Whitt is always happy to talk about her three children, Tasha, 17, James, 15, and Lacee, 13, and a photograph of the three of them is prominently displayed on her desk.

When asked about being a full-time professional, student, and single mother, Whitt thoughtfully replied, "You always feel like you're letting one of them down-and I don't want it to be my kids; they're very important to me. We've become closer since the separation."

She says her biggest life challenges have been "learning to run my own household and raising three kids by myself….I've gotten to know who I am and accept myself. I like who I am."

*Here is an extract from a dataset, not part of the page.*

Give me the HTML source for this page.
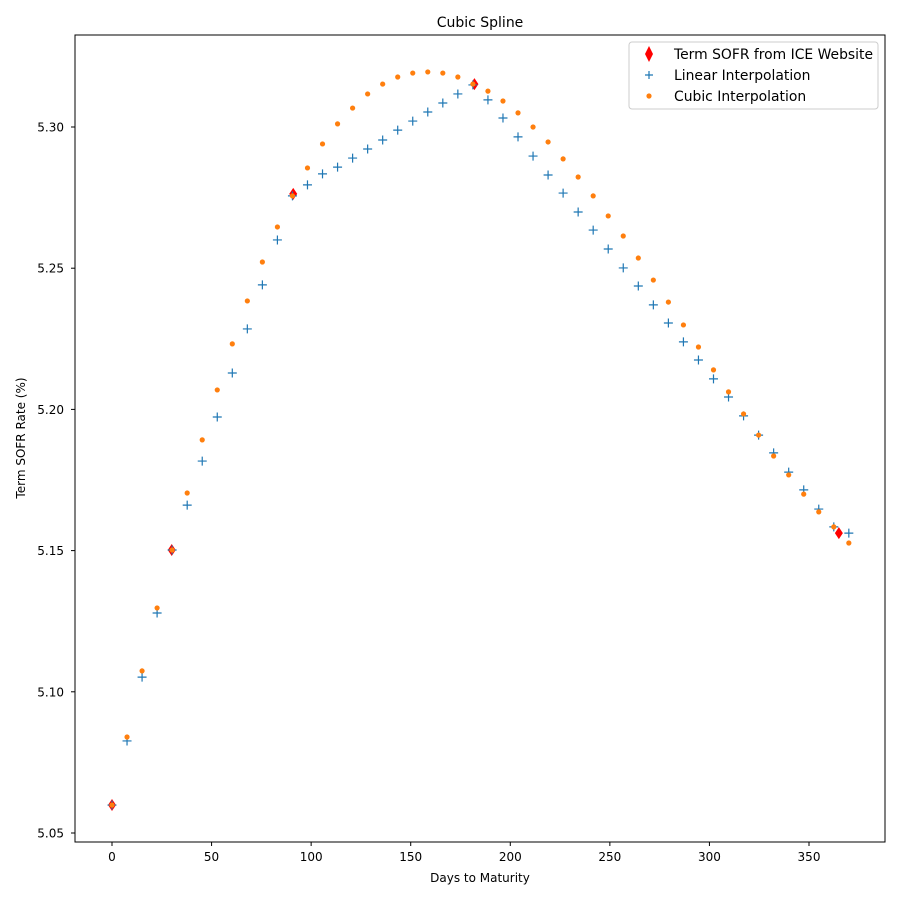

From going to college in Idaho to working at a doughnut shop, working in a machine shop to working on an ambulance, working at a detention center to working at Madison Middle School, from playing three sports in high school to playing women's league softball up until a few years ago, Cindy Whitt enjoys being involved and keeping busy.

One student who was present during some of the interview put it best by simply stating, "She's done everything!"

Whitt, who managed to answer phones, take messages, and run-off copies while proceeding with the Hilltop interview, is a self-proclaimed "multi-tasker": "I do several things at once. Don't procrastinate. I'm really bad for that. It just adds unneeded stress. I can relate with a lot of the students because I know how hard it is to get things done and have any kind of a life."

Surrounded by her many photographs, she spoke of how taking them really did "give [her] something to do", which she laughingly followed with, "as if I need something else to do." And as if on cue, just as the interview was wrapping up, she was once more called away by someone needing a new ID card.